■ EXERCISE BRIEF:
Check each line below for the word "this", and copy those that have it.

# Start of DATA ENTRIES

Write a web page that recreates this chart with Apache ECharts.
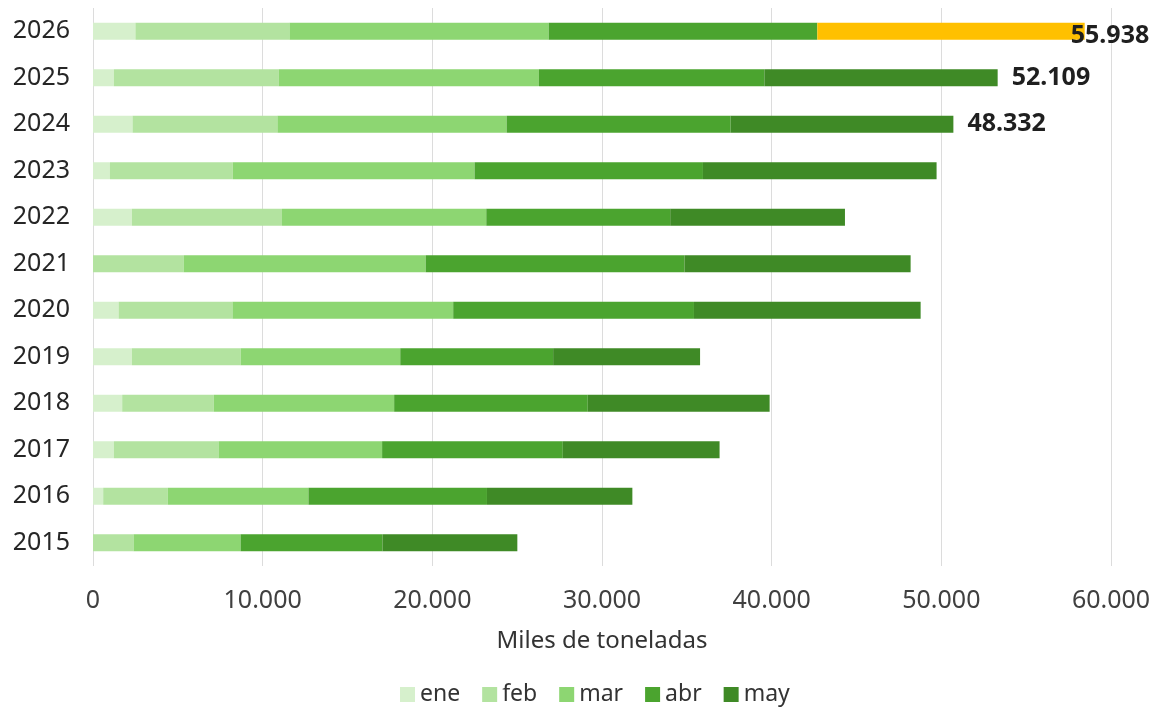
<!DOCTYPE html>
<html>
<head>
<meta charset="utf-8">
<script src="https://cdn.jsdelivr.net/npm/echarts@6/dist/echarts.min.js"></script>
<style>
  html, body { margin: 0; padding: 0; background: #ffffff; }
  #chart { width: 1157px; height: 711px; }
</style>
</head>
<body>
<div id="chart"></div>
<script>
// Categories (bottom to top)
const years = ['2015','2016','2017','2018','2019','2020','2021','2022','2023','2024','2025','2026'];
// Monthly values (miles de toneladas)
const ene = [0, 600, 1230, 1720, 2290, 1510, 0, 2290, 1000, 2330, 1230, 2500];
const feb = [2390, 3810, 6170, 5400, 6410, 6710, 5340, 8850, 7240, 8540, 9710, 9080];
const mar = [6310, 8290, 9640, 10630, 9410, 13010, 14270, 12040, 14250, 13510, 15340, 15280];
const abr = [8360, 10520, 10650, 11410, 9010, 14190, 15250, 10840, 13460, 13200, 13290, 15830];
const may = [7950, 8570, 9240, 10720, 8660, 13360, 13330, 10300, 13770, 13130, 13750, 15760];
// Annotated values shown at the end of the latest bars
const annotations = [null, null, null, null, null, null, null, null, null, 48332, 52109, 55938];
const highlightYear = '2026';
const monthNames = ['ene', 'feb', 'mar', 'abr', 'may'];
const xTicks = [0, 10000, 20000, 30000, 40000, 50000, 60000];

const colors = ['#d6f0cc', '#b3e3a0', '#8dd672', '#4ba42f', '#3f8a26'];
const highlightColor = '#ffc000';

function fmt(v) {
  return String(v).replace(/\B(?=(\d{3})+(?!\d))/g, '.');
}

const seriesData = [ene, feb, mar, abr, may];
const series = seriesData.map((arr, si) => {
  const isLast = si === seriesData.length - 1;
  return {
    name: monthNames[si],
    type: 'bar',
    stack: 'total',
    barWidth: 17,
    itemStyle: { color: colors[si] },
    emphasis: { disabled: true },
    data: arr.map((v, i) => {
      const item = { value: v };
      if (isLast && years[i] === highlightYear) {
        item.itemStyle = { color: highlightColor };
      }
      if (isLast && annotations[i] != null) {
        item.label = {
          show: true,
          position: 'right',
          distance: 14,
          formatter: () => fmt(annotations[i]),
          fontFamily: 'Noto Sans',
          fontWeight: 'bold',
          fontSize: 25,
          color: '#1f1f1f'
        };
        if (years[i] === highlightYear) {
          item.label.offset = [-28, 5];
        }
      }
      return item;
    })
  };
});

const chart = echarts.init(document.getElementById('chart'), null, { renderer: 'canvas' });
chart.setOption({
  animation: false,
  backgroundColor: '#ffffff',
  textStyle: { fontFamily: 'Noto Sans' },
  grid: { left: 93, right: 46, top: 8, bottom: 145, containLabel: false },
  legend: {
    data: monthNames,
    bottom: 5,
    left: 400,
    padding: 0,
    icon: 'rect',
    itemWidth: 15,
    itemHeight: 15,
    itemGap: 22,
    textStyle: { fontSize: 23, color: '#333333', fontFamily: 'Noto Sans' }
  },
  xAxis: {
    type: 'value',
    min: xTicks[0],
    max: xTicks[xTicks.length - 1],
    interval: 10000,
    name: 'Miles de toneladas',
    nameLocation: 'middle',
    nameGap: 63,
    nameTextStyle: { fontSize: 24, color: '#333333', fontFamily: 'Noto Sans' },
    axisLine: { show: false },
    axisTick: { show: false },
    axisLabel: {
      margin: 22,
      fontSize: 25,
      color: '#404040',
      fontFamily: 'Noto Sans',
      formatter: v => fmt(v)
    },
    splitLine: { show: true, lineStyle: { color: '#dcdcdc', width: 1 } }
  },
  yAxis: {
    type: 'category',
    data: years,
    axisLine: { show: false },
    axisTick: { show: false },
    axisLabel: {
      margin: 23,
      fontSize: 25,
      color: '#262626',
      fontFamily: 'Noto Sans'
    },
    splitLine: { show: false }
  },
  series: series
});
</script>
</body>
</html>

# End of DATA ENTRIES
# Start of DATA ENTRIES

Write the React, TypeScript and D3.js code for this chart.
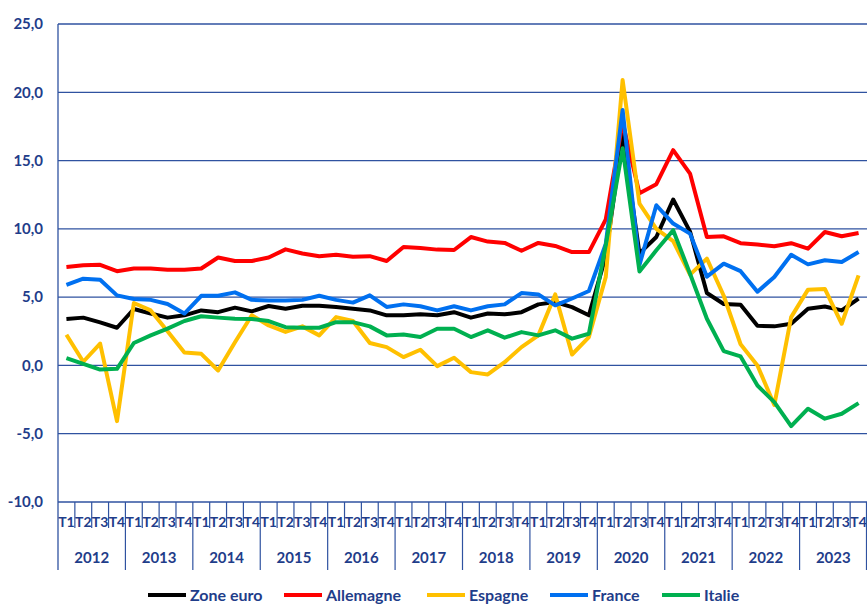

# End of DATA ENTRIES

■ COMPLETED TASK:
Write a web page that recreates this chart with Apache ECharts.
Write the React, TypeScript and D3.js code for this chart.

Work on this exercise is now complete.